Back to the bar.
(Warning, possibly useful photo-editing geekery ahead)
I’ve used this shot in other cartoons, but it looks a lot different here. It’s because of a photo-editing technique I used on a lot of later Minions at Work cartoons that I like a lot.
Years ago I used to watch neighbor, friend, and artist Daniel Conan Young, work with scratchboard. This is a technique where a black ink or paint is applied over a lighter color base, and then scratched away to create an image. It’s fascinating to watch a skilled artist at it. It produces fine lines, and black-and-white work takes on a completely different feeling that are produced with pin or ink or paint on a white surface. Then years later, science fiction artist William R. Warren Jr. showed me a technique (which had in turn been shown to him by the great science fiction illustrator and cover artist, Frank Kelly Freas) where you use colored artist pencils on dark colored or black matt board (the stuff used around framed pictures). I used to draw most ever day. I never considered myself very good (and sadly, I’ve fallen out of the habit), but everything done using that method just looked so much better. The surface of matt board provided instant texture, and the bright colored images and lines against the dark board made them just pop. Everything looked so much more rich, alive, and professional.

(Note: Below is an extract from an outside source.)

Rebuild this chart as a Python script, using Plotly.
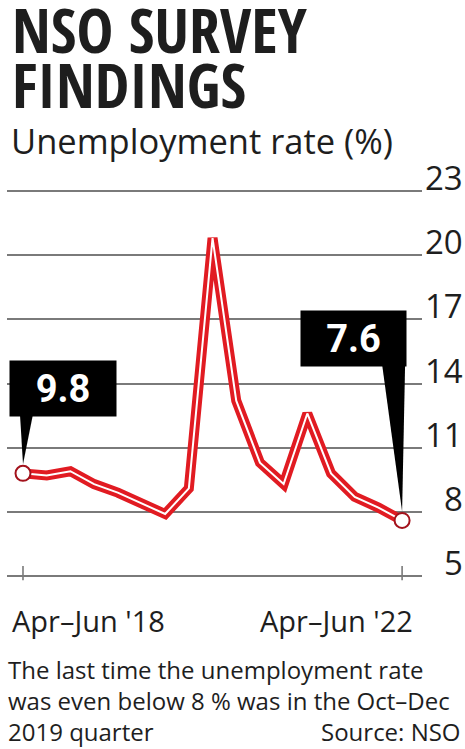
import plotly.graph_objects as go

quarters = ["Apr-Jun '18", "Jul-Sep '18", "Oct-Dec '18", "Jan-Mar '19",
            "Apr-Jun '19", "Jul-Sep '19", "Oct-Dec '19", "Jan-Mar '20",
            "Apr-Jun '20", "Jul-Sep '20", "Oct-Dec '20", "Jan-Mar '21",
            "Apr-Jun '21", "Jul-Sep '21", "Oct-Dec '21", "Jan-Mar '22",
            "Apr-Jun '22"]
rate = [9.8, 9.7, 9.9, 9.3, 8.9, 8.4, 7.9, 9.1, 20.8, 13.2, 10.3, 9.3,
        12.6, 9.8, 8.7, 8.2, 7.6]
y_ticks = [5, 8, 11, 14, 17, 20, 23]
x_label_first = "Apr\u2013Jun '18"
x_label_last = "Apr\u2013Jun '22"

RED = "#e11b22"
DARKRED = "#a3121c"
GRID = "#7a7a7a"
TXT = "#1e1e1e"
W, H = 465, 749
TITLE_FONT = "Open Sans Condensed, DejaVu Sans Condensed, sans-serif"

fig = go.Figure()
fig.add_trace(go.Scatter(x=quarters, y=rate, mode="lines",
                         line=dict(color=RED, width=10), cliponaxis=False,
                         hoverinfo="skip"))
fig.add_trace(go.Scatter(x=quarters, y=rate, mode="lines",
                         line=dict(color="white", width=2), cliponaxis=False,
                         hoverinfo="skip"))
fig.add_trace(go.Scatter(x=[quarters[0], quarters[-1]], y=[rate[0], rate[-1]],
                         mode="markers", cliponaxis=False,
                         marker=dict(size=15, color="white",
                                     line=dict(color=DARKRED, width=2)),
                         hoverinfo="skip"))

fig.update_layout(
    width=W, height=H,
    margin=dict(l=0, r=0, t=0, b=0),
    paper_bgcolor="white", plot_bgcolor="white",
    showlegend=False,
    xaxis=dict(domain=[7 / W, 422 / W], range=[-0.675, 16.84],
               showgrid=False, showticklabels=False, zeroline=False,
               showline=False, type="category", fixedrange=True),
    yaxis=dict(domain=[0.2252, 0.7507], range=[4.8, 23.2], side="right",
               tickvals=y_ticks, showticklabels=False,
               showgrid=True, gridcolor=GRID, gridwidth=1.6,
               zeroline=False, showline=False, ticks="",
               automargin=False, fixedrange=True),
)

shapes = []
# x-axis tick marks at first and last quarter
for q in (quarters[0], quarters[-1]):
    shapes.append(dict(type="line", xref="x", yref="y", x0=q, x1=q,
                       ysizemode="pixel", yanchor=y_ticks[0], y0=-22, y1=10,
                       line=dict(color=GRID, width=1.6)))
# callout wedges
shapes.append(dict(type="path", xref="x", yref="y",
                   xsizemode="pixel", xanchor=0,
                   ysizemode="pixel", yanchor=rate[0],
                   path="M -3,59 L 10,59 L 0,9 Z",
                   fillcolor="black", line=dict(width=0)))
shapes.append(dict(type="path", xref="x", yref="y",
                   xsizemode="pixel", xanchor=len(quarters) - 1,
                   ysizemode="pixel", yanchor=rate[-1],
                   path="M -20,156 L 3,156 L 0,9 Z",
                   fillcolor="black", line=dict(width=0)))
fig.update_layout(shapes=shapes)

ann = []
# y tick labels, sitting on their gridlines
for v in y_ticks:
    ann.append(dict(x=1 - 1 / W, y=v, xref="paper", yref="y",
                    xanchor="right", yanchor="bottom", yshift=-10,
                    showarrow=False, text=str(v), borderpad=0,
                    font=dict(family="Open Sans", size=33, color=TXT)))
# value boxes
ann.append(dict(x=quarters[0], y=rate[0], xref="x", yref="y",
                xshift=40, yshift=84.5, showarrow=False,
                text=f"<b>{rate[0]}</b>", bgcolor="black", borderpad=0,
                width=106, height=55, align="center", valign="middle",
                font=dict(family="Roboto", size=38, color="white")))
ann.append(dict(x=quarters[-1], y=rate[-1], xref="x", yref="y",
                xshift=-48.5, yshift=181.5, showarrow=False,
                text=f"<b>{rate[-1]}</b>", bgcolor="black", borderpad=0,
                width=105, height=55, align="center", valign="middle",
                font=dict(family="Roboto", size=38, color="white")))
# titles
ann.append(dict(x=10 / W, y=1 - 73 / H, xref="paper", yref="paper",
                xanchor="left", yanchor="bottom", showarrow=False,
                text="<b>NSO SURVEY</b>",
                font=dict(family=TITLE_FONT, size=62, color=TXT)))
ann.append(dict(x=10 / W, y=1 - 128 / H, xref="paper", yref="paper",
                xanchor="left", yanchor="bottom", showarrow=False,
                text="<b>FINDINGS</b>",
                font=dict(family=TITLE_FONT, size=62, color=TXT)))
ann.append(dict(x=9 / W, y=1 - 166 / H, xref="paper", yref="paper",
                xanchor="left", yanchor="bottom", showarrow=False,
                text="Unemployment rate (%)",
                font=dict(family="Open Sans", size=34.5, color=TXT)))
# x labels
ann.append(dict(x=quarters[0], y=y_ticks[0], xref="x", yref="y",
                xshift=-13, yshift=-23, xanchor="left", yanchor="top",
                showarrow=False, text=x_label_first,
                font=dict(family="Open Sans", size=29, color=TXT)))
ann.append(dict(x=quarters[-1], y=y_ticks[0], xref="x", yref="y",
                xshift=13, yshift=-23, xanchor="right", yanchor="top",
                showarrow=False, text=x_label_last,
                font=dict(family="Open Sans", size=29, color=TXT)))
# footnote
ann.append(dict(x=6 / W, y=1 - 651 / H, xref="paper", yref="paper",
                xanchor="left", yanchor="top", showarrow=False, align="left",
                text="The last time the unemployment rate<br>"
                     "was even below 8 % was in the Oct\u2013Dec<br>"
                     "2019 quarter",
                font=dict(family="Open Sans", size=24, color=TXT)))
ann.append(dict(x=1 - 2 / W, y=1 - 713 / H, xref="paper", yref="paper",
                xanchor="right", yanchor="top", showarrow=False,
                text="Source: NSO",
                font=dict(family="Open Sans", size=24, color=TXT)))
fig.update_layout(annotations=ann)

fig.write_html("out.html", config={"displayModeBar": False},
               post_script="document.body.style.margin='0';")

There’s power in drawing light and color out of darkness, and that’s basically the technique I used here.
I started with one of my usual Minions at Work photos. They, especially the early ones, tended to be over-lit, and flatly lit anyway. So what I did was go into my photo editing program, Paint Shop Pro, and add a new layer over the image.
Then I’d make a HUGE black brush, and paint around the edges of the photo, paying special attention to dead areas, unwanted background, and anything else I really didn’t want in the shot.
Then I’d blur the black layer using a “gaussian blur.” Basically this just fuzzes the edges out into a soft halo of a size you specify, and I would go large on that. The result is a dark image that fades to black at the edges, and is dim and smoky in the middle.
Next step was to create a big eraser brush with the density control turned way down (20-30% I think) and the edge hardness set down to zero, resulting in something like a reverse air-brush, one that throws light instead of darkness. Then I would use this to paint over the areas of darkness I wanted to emphasize: Important characters (especially faces and if needed, hands), props or details I wanted to emphasize, and so on. It was like painting my photo back out of darkness.
The technique creates drama and mood. It allows you to direct attention where you want it, and hide things you want hidden. In some cases, it’s almost like lighting the picture again from scratch.
This is how I did it with Paint Shop Pro, but you should be able to do it with most any paint or photo editing program that supports layers. The tools and settings I used may have different names and slightly different settings, but the equivalent features are almost certain to be there somewhere.